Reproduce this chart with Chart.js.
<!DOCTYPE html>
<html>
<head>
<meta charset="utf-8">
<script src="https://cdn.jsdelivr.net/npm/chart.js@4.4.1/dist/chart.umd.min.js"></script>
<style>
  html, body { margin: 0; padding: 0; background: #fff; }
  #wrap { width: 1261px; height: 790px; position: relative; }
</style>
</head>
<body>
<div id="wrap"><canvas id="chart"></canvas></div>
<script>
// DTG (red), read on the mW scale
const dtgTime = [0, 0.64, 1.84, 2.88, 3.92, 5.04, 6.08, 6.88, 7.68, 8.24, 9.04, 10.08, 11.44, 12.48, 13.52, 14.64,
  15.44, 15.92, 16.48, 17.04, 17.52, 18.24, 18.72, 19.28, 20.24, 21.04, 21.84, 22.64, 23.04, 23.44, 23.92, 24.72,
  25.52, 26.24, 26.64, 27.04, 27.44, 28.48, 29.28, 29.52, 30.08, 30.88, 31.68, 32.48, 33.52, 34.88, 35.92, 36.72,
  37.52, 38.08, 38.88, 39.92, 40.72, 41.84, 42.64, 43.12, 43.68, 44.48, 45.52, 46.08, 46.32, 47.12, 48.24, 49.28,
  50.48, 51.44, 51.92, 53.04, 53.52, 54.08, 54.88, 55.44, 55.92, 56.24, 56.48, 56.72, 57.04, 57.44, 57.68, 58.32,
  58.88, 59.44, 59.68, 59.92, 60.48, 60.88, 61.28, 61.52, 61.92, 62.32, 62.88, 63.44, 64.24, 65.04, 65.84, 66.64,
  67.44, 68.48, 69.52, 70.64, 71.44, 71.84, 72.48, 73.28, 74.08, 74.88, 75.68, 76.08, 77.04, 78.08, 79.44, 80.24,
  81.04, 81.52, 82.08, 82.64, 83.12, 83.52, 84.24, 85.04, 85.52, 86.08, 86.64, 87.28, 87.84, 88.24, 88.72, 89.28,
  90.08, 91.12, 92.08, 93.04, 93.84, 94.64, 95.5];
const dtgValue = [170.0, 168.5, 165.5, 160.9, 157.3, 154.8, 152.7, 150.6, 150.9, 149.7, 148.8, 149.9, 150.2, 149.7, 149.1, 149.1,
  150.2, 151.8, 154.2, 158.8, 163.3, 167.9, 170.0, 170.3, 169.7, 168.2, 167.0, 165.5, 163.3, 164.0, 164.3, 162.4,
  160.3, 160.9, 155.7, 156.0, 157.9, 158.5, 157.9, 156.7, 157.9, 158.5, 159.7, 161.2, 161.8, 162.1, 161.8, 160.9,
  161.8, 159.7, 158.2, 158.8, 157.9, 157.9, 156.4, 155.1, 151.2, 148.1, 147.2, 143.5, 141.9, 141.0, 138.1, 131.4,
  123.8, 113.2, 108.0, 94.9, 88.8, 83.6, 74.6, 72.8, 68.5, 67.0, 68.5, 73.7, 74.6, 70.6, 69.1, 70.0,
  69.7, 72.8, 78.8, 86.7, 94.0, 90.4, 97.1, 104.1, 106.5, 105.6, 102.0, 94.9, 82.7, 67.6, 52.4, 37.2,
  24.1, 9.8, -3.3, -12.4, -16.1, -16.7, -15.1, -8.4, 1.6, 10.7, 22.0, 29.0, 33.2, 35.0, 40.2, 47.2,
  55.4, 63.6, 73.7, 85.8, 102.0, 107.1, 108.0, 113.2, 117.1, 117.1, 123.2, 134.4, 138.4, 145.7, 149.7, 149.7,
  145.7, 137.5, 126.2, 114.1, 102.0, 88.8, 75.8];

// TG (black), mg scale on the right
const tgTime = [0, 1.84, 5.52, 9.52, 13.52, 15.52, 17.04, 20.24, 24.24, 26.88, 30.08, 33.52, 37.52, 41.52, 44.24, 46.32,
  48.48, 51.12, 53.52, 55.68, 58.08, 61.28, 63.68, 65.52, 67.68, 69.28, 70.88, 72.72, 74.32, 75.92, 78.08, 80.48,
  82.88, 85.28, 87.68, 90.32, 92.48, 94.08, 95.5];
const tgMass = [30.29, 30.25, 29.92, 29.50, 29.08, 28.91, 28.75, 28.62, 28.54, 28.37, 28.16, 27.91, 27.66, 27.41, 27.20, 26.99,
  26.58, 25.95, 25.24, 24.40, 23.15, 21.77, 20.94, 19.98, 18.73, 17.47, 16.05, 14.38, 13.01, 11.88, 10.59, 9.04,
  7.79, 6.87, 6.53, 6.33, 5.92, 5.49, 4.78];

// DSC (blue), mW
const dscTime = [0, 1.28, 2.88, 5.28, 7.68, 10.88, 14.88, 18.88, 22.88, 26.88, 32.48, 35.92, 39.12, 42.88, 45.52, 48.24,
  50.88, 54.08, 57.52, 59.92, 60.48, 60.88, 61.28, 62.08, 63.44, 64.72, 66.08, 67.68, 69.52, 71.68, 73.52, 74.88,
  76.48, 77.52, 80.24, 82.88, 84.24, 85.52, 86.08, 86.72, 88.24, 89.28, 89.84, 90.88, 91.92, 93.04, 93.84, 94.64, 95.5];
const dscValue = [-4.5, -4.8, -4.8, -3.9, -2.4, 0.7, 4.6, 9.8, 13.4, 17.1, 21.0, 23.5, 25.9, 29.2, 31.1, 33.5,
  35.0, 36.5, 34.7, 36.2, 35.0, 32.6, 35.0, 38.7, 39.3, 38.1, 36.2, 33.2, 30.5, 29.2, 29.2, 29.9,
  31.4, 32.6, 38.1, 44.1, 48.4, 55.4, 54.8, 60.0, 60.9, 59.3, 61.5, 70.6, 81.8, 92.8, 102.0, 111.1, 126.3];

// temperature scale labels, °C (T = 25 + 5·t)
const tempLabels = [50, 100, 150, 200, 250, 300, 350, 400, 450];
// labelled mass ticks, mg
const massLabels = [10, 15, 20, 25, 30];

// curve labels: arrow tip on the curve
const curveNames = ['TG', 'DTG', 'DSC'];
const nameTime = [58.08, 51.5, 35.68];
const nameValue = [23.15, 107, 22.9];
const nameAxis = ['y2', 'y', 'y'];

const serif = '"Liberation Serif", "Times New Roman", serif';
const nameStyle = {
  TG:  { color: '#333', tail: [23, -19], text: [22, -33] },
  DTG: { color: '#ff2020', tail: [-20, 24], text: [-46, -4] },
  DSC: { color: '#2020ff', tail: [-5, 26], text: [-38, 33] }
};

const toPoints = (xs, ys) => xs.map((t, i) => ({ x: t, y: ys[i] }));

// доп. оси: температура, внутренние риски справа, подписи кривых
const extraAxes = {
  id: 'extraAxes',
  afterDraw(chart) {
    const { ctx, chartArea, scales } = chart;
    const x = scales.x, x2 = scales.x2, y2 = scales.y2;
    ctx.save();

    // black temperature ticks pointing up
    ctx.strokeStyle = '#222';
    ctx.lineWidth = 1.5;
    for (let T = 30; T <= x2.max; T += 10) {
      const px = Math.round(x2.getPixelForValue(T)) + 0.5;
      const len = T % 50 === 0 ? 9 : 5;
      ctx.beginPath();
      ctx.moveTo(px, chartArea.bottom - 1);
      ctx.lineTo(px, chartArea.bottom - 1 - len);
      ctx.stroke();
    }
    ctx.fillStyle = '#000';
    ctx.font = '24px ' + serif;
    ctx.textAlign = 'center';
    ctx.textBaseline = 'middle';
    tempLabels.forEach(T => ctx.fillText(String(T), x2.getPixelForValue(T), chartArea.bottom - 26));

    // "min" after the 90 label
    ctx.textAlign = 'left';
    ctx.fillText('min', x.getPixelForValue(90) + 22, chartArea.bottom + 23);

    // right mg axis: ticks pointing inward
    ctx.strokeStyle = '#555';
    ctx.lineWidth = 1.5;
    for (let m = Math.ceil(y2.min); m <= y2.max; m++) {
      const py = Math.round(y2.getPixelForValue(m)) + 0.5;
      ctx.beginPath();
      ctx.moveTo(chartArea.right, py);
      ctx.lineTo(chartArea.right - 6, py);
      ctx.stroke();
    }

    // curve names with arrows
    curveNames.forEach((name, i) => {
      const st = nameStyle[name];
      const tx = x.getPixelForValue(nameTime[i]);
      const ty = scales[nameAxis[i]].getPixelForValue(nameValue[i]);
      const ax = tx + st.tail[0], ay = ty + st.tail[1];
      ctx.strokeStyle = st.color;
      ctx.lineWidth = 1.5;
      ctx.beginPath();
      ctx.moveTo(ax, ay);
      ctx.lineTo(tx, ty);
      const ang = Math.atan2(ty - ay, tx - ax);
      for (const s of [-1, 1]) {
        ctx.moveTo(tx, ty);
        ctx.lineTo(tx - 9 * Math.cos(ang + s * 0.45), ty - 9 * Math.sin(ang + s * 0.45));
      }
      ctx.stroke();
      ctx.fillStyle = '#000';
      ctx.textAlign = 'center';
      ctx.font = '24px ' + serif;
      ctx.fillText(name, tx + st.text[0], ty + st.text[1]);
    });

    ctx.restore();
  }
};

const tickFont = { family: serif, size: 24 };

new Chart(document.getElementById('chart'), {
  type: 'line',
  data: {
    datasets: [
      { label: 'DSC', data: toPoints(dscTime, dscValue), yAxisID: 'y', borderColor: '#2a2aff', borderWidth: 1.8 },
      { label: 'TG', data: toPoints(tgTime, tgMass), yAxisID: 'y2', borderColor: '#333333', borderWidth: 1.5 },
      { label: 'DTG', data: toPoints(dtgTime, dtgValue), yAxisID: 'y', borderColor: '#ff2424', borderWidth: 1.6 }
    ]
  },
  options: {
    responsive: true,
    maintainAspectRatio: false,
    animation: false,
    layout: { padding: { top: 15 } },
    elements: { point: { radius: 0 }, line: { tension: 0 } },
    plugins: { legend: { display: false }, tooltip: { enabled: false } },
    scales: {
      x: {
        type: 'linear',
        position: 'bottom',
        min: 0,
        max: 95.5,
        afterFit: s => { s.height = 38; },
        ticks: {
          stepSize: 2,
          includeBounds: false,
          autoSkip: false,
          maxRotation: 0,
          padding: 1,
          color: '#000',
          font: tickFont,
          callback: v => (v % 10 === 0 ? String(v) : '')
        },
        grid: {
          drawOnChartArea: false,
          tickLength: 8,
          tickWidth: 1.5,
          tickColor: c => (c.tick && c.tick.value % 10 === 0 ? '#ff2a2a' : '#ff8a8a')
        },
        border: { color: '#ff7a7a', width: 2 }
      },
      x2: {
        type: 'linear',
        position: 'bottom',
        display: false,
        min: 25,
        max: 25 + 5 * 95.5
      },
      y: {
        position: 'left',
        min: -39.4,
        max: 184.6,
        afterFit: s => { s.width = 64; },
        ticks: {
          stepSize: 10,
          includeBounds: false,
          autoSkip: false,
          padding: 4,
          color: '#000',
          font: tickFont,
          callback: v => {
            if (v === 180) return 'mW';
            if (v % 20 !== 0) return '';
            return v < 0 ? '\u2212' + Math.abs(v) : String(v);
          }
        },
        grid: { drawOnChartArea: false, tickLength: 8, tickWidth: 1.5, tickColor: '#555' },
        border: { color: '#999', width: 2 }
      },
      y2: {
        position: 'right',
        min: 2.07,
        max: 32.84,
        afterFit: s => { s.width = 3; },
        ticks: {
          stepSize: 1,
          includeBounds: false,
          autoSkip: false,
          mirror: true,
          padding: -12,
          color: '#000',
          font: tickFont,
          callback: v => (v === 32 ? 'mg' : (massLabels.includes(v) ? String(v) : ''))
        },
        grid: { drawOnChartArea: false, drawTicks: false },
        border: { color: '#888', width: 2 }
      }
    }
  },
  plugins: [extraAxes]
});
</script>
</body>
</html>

#### Exercise directions
Filter the listing for the word "with" and copy every line that holds it.

#### Result of this exercise
Reproduce this chart with Chart.js.
    // curve names with arrows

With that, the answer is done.